More complex deals require approval by the Federal Reserve Board and can take nine to 12 months or even longer, while simpler deals can be approved under delegated authority by the applicable regional Federal Reserve Bank and close in about 70 to 90 days, Stein added.

Recent history suggests that no matter which party controls the White House, large deals can close quickly when distressed companies are involved. Wells Fargo & Co.'s approximately $15 billion deal for Wachovia Corp. closed in 89 days in 2008 at the height of the credit crisis and tail end of Bush's second term, which had a median of 170 days to completion for $500 million-plus bank deals. The approximately $1 billion reverse merger between Banc of California Inc. and PacWest Bancorp — a bank caught in the crosshairs of last year's liquidity crunch — closed in just 128 days in 2023 during the Biden administration, which has had a median of 292 days to completion for $500 million-plus bank deals.

Presidential powers

Politics have the most significant impact on large or unique deals, said Joseph Silvia, partner at Duane Morris LLP, who advises financial institutions on M&A. Silvia was speaking about bank deals in general, not a specific transaction.

It is different for "the plain vanilla everyday community bank, regional bank types of deals. They don't really get politicized, and so it has less to do with the administration and much more so the economic cycle," Silvia said in an interview.

Silvia noted that what regulators review does not differ by president.

"At the end of the day, the statutory factors and the review and the supervisory functions — they don't change based on who's in the White House," Silvia added.

With inflation cooling, interest rates coming down and the pandemic in the rearview mirror, it's possible bank M&A would have picked up even if Biden won a second term in office.
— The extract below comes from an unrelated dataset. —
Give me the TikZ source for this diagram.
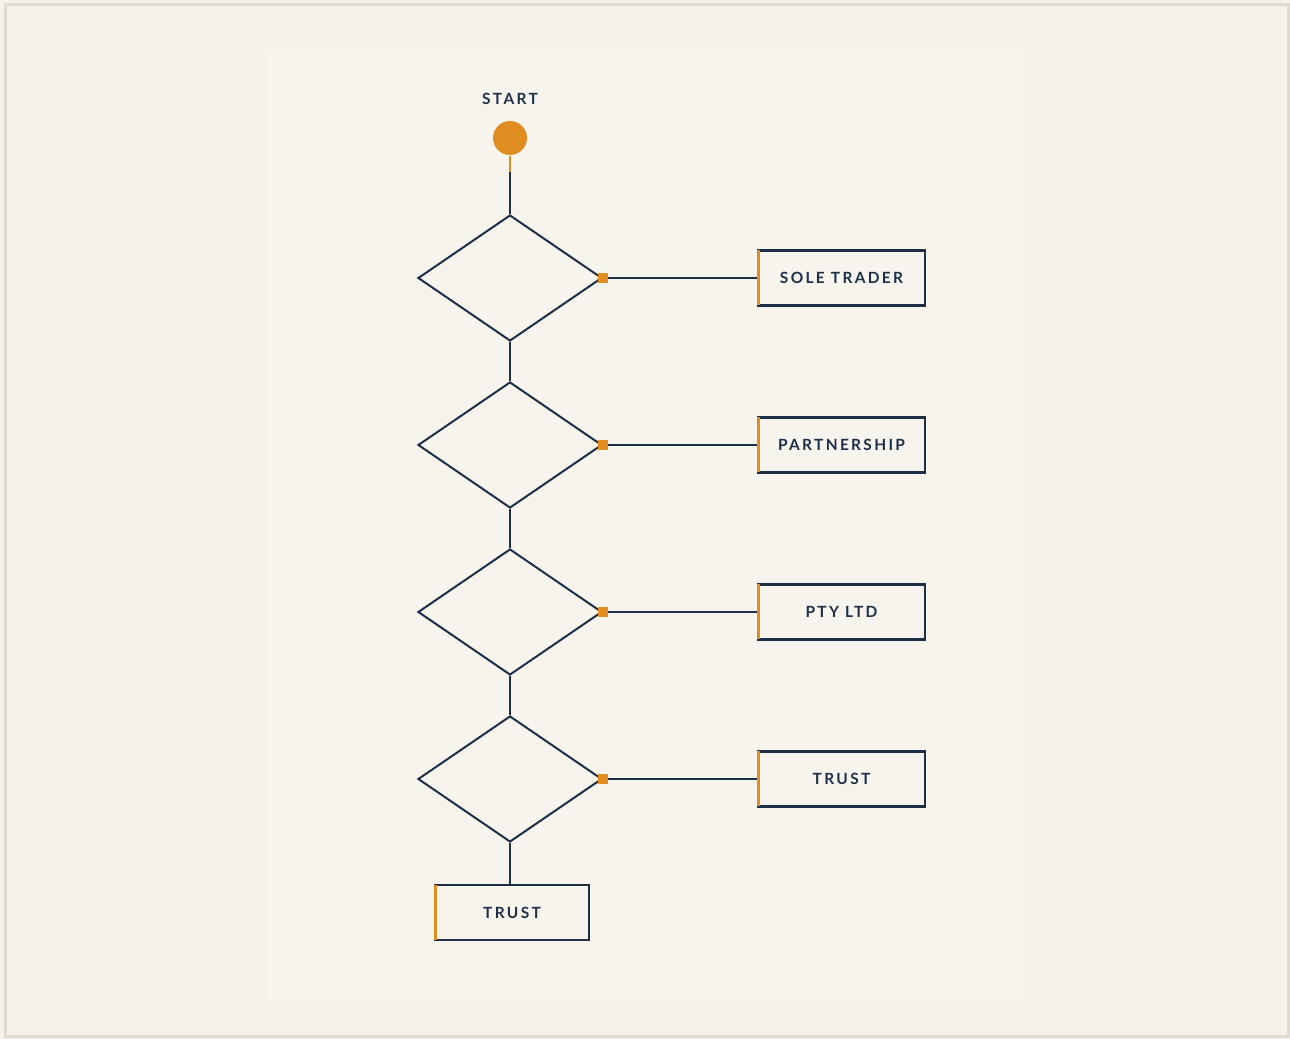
\documentclass[tikz,border=0pt]{standalone}
\usepackage{fontspec}
\setmainfont{Lato}
\usetikzlibrary{shapes.geometric}
\definecolor{navy}{HTML}{1E3048}
\definecolor{amber}{HTML}{E08E22}
\definecolor{paper}{HTML}{F5F2EC}
\definecolor{sheet}{HTML}{F7F4EE}
\definecolor{rim}{HTML}{E2DAD2}
\tikzset{
  wire/.style={draw=navy, line width=0.02cm},
  decision/.style={diamond, wire, inner sep=0pt, minimum width=1.84cm, minimum height=1.26cm},
  tip/.style={rectangle, fill=amber, inner sep=0pt, minimum size=0.1cm},
  tag/.style={font=\fontsize{4.4}{6}\selectfont\bfseries\addfontfeature{LetterSpace=15}, text=navy},
  outcome/.style={rectangle, draw=navy, line width=0.025cm, inner sep=0pt, outer sep=0pt, minimum height=0.55cm, tag},
  edge/.style={amber, line width=0.03cm}
}
\begin{document}
\begin{tikzpicture}
% page
\fill[paper] (0,0) rectangle (12.9,10.39);
\draw[rim, line width=0.03cm] (0.05,0.02) rectangle (12.88,10.34);
\fill[sheet] (2.68,0.39) rectangle (10.25,9.87);
\useasboundingbox (0,0) rectangle (12.9,10.39);

% start
\node[tag] (startlbl) at (5.10,9.40) {START};
\node[circle, fill=amber, inner sep=0pt, minimum size=0.34cm] (start) at (5.10,9.01) {};
\coordinate (stem) at (5.10,8.67);

% decisions and outcomes
\foreach \i/\y/\t in {1/7.61/SOLE TRADER, 2/5.94/PARTNERSHIP, 3/4.27/PTY LTD, 4/2.60/TRUST} {
  \node[decision] (d\i) at (5.10,\y) {};
  \node[outcome, minimum width=1.67cm] (o\i) at (8.415,\y) {\t};
  \draw[wire] (d\i.east) -- (o\i);
  \node[tip] (t\i) at (d\i.east) {};
  \draw[edge] (o\i.north west) -- (o\i.south west);
}
\node[outcome, minimum width=1.54cm] (o5) at (5.12,1.265) {TRUST};
\draw[edge] (o5.north west) -- (o5.south west);

% spine
\draw[edge, line width=0.02cm] (start) -- (stem);
\draw[wire] (stem) -- (d1.north);
\draw[wire] (d1.south) -- (d2.north);
\draw[wire] (d2.south) -- (d3.north);
\draw[wire] (d3.south) -- (d4.north);
\draw[wire] (d4.south) -- (d4.south |- o5.north);
\end{tikzpicture}
\end{document}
Advisers and bankers expect that economic factors impacting deals are improving and will continue to do so.

"I think most people in the industry are hopeful that with a little bit better valuations in bank stocks ... the Fed cutting rates so that some banks should have an easing in their [accumulated other comprehensive income] issues, and credit rate marks and interest rate marks, and a little bit just more consistency or stability in the market that we'll see deal numbers rise in 2025," Hunton Andrews Kurth's McNulty said. "People can make deals in bad times, and people can make deals in good times. It's the uncertain times where it's the most difficult to try to get a deal done."